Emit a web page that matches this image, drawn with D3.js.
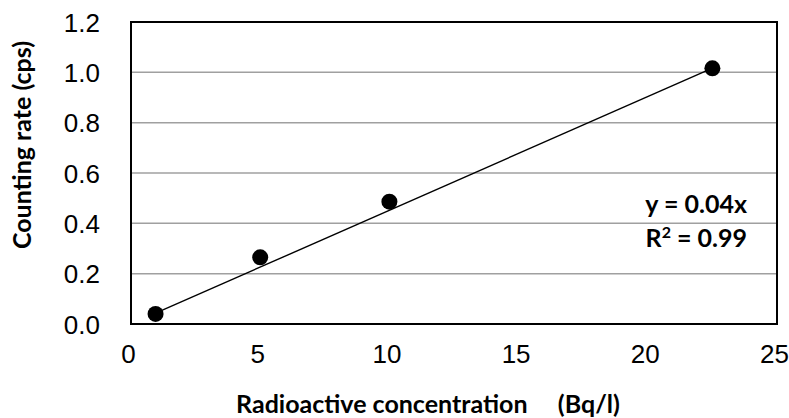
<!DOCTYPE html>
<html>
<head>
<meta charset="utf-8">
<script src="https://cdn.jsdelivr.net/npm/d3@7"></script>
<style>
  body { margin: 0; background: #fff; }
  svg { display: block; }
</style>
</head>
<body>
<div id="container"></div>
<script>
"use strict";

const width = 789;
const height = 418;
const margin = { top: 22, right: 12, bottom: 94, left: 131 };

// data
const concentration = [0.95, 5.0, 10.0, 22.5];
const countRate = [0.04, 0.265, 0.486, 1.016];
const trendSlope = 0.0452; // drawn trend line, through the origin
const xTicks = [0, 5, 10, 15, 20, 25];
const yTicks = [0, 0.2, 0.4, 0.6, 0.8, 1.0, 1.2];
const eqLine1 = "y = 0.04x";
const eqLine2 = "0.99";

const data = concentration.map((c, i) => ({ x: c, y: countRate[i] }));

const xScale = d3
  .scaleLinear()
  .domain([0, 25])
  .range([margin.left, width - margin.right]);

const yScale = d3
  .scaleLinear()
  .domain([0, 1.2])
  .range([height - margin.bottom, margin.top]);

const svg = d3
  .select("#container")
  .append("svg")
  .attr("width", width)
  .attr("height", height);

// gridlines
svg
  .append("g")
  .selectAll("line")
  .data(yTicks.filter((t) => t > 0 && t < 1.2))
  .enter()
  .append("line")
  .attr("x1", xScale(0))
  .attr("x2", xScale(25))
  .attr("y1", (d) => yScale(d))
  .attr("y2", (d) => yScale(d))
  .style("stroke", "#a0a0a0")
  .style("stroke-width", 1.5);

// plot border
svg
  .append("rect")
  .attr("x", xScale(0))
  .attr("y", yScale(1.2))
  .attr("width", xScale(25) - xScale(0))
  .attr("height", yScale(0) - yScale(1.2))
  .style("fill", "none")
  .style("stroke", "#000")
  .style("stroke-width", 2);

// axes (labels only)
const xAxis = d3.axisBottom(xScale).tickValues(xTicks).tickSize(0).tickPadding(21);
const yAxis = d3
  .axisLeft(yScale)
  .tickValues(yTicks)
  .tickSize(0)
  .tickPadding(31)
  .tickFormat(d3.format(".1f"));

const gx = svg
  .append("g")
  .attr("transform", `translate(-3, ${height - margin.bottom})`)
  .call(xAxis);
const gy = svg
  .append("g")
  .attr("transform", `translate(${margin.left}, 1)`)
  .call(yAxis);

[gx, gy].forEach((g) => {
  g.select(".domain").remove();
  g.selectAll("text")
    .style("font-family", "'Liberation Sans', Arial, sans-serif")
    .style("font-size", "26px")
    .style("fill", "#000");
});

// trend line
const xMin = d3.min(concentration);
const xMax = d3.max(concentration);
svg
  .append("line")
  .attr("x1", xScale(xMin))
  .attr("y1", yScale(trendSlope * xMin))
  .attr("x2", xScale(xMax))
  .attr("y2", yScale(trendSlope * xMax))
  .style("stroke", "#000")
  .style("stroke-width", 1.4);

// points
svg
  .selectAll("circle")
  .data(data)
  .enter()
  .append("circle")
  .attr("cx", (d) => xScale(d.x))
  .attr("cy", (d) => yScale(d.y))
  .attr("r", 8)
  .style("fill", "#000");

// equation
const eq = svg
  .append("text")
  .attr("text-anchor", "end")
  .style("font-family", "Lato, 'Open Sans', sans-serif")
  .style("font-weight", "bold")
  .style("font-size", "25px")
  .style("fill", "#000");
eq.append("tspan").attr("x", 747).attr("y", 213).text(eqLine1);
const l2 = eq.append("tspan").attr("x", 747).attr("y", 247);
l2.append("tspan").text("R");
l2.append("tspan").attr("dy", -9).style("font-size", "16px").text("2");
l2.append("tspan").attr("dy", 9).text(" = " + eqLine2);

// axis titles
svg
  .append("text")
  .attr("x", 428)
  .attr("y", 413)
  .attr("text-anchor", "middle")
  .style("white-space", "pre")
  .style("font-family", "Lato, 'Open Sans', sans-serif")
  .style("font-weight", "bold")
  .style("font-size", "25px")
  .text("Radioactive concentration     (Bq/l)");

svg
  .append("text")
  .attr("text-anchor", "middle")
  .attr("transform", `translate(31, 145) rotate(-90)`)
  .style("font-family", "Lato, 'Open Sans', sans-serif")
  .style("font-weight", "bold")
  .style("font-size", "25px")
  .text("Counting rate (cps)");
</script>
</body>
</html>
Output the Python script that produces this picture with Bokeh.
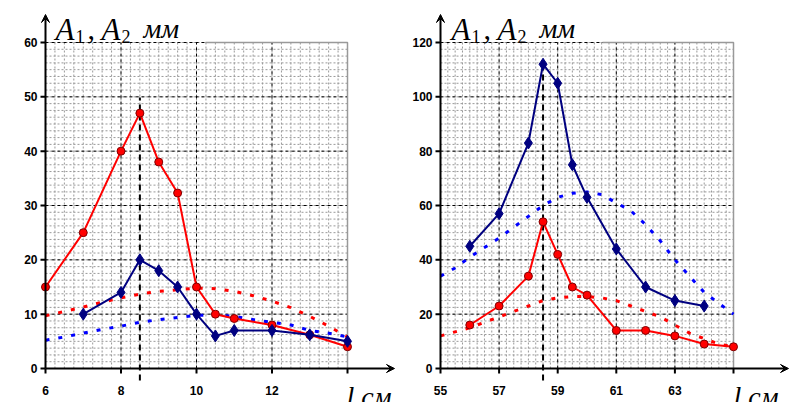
═══
• _What you need to do_
Make an exact copy of the records above, with the pictures left out.

• _Response for this exercise_
Emit a web page that matches this image, drawn with D3.js.
<!DOCTYPE html>
<html>
<head>
<meta charset="utf-8">
<script src="https://cdn.jsdelivr.net/npm/d3@7"></script>
<style>
  body { margin: 0; background: #fff; }
  svg { display: block; }
</style>
</head>
<body>
<div id="container"></div>
<script>
"use strict";

const width = 789;
const height = 418;
const margin = { top: 22, right: 12, bottom: 94, left: 131 };

// data
const concentration = [0.95, 5.0, 10.0, 22.5];
const countRate = [0.04, 0.265, 0.486, 1.016];
const trendSlope = 0.0452; // drawn trend line, through the origin
const xTicks = [0, 5, 10, 15, 20, 25];
const yTicks = [0, 0.2, 0.4, 0.6, 0.8, 1.0, 1.2];
const eqLine1 = "y = 0.04x";
const eqLine2 = "0.99";

const data = concentration.map((c, i) => ({ x: c, y: countRate[i] }));

const xScale = d3
  .scaleLinear()
  .domain([0, 25])
  .range([margin.left, width - margin.right]);

const yScale = d3
  .scaleLinear()
  .domain([0, 1.2])
  .range([height - margin.bottom, margin.top]);

const svg = d3
  .select("#container")
  .append("svg")
  .attr("width", width)
  .attr("height", height);

// gridlines
svg
  .append("g")
  .selectAll("line")
  .data(yTicks.filter((t) => t > 0 && t < 1.2))
  .enter()
  .append("line")
  .attr("x1", xScale(0))
  .attr("x2", xScale(25))
  .attr("y1", (d) => yScale(d))
  .attr("y2", (d) => yScale(d))
  .style("stroke", "#a0a0a0")
  .style("stroke-width", 1.5);

// plot border
svg
  .append("rect")
  .attr("x", xScale(0))
  .attr("y", yScale(1.2))
  .attr("width", xScale(25) - xScale(0))
  .attr("height", yScale(0) - yScale(1.2))
  .style("fill", "none")
  .style("stroke", "#000")
  .style("stroke-width", 2);

// axes (labels only)
const xAxis = d3.axisBottom(xScale).tickValues(xTicks).tickSize(0).tickPadding(21);
const yAxis = d3
  .axisLeft(yScale)
  .tickValues(yTicks)
  .tickSize(0)
  .tickPadding(31)
  .tickFormat(d3.format(".1f"));

const gx = svg
  .append("g")
  .attr("transform", `translate(-3, ${height - margin.bottom})`)
  .call(xAxis);
const gy = svg
  .append("g")
  .attr("transform", `translate(${margin.left}, 1)`)
  .call(yAxis);

[gx, gy].forEach((g) => {
  g.select(".domain").remove();
  g.selectAll("text")
    .style("font-family", "'Liberation Sans', Arial, sans-serif")
    .style("font-size", "26px")
    .style("fill", "#000");
});

// trend line
const xMin = d3.min(concentration);
const xMax = d3.max(concentration);
svg
  .append("line")
  .attr("x1", xScale(xMin))
  .attr("y1", yScale(trendSlope * xMin))
  .attr("x2", xScale(xMax))
  .attr("y2", yScale(trendSlope * xMax))
  .style("stroke", "#000")
  .style("stroke-width", 1.4);

// points
svg
  .selectAll("circle")
  .data(data)
  .enter()
  .append("circle")
  .attr("cx", (d) => xScale(d.x))
  .attr("cy", (d) => yScale(d.y))
  .attr("r", 8)
  .style("fill", "#000");

// equation
const eq = svg
  .append("text")
  .attr("text-anchor", "end")
  .style("font-family", "Lato, 'Open Sans', sans-serif")
  .style("font-weight", "bold")
  .style("font-size", "25px")
  .style("fill", "#000");
eq.append("tspan").attr("x", 747).attr("y", 213).text(eqLine1);
const l2 = eq.append("tspan").attr("x", 747).attr("y", 247);
l2.append("tspan").text("R");
l2.append("tspan").attr("dy", -9).style("font-size", "16px").text("2");
l2.append("tspan").attr("dy", 9).text(" = " + eqLine2);

// axis titles
svg
  .append("text")
  .attr("x", 428)
  .attr("y", 413)
  .attr("text-anchor", "middle")
  .style("white-space", "pre")
  .style("font-family", "Lato, 'Open Sans', sans-serif")
  .style("font-weight", "bold")
  .style("font-size", "25px")
  .text("Radioactive concentration     (Bq/l)");

svg
  .append("text")
  .attr("text-anchor", "middle")
  .attr("transform", `translate(31, 145) rotate(-90)`)
  .style("font-family", "Lato, 'Open Sans', sans-serif")
  .style("font-weight", "bold")
  .style("font-size", "25px")
  .text("Counting rate (cps)");
</script>
</body>
</html>
Output the Python script that produces this picture with Bokeh.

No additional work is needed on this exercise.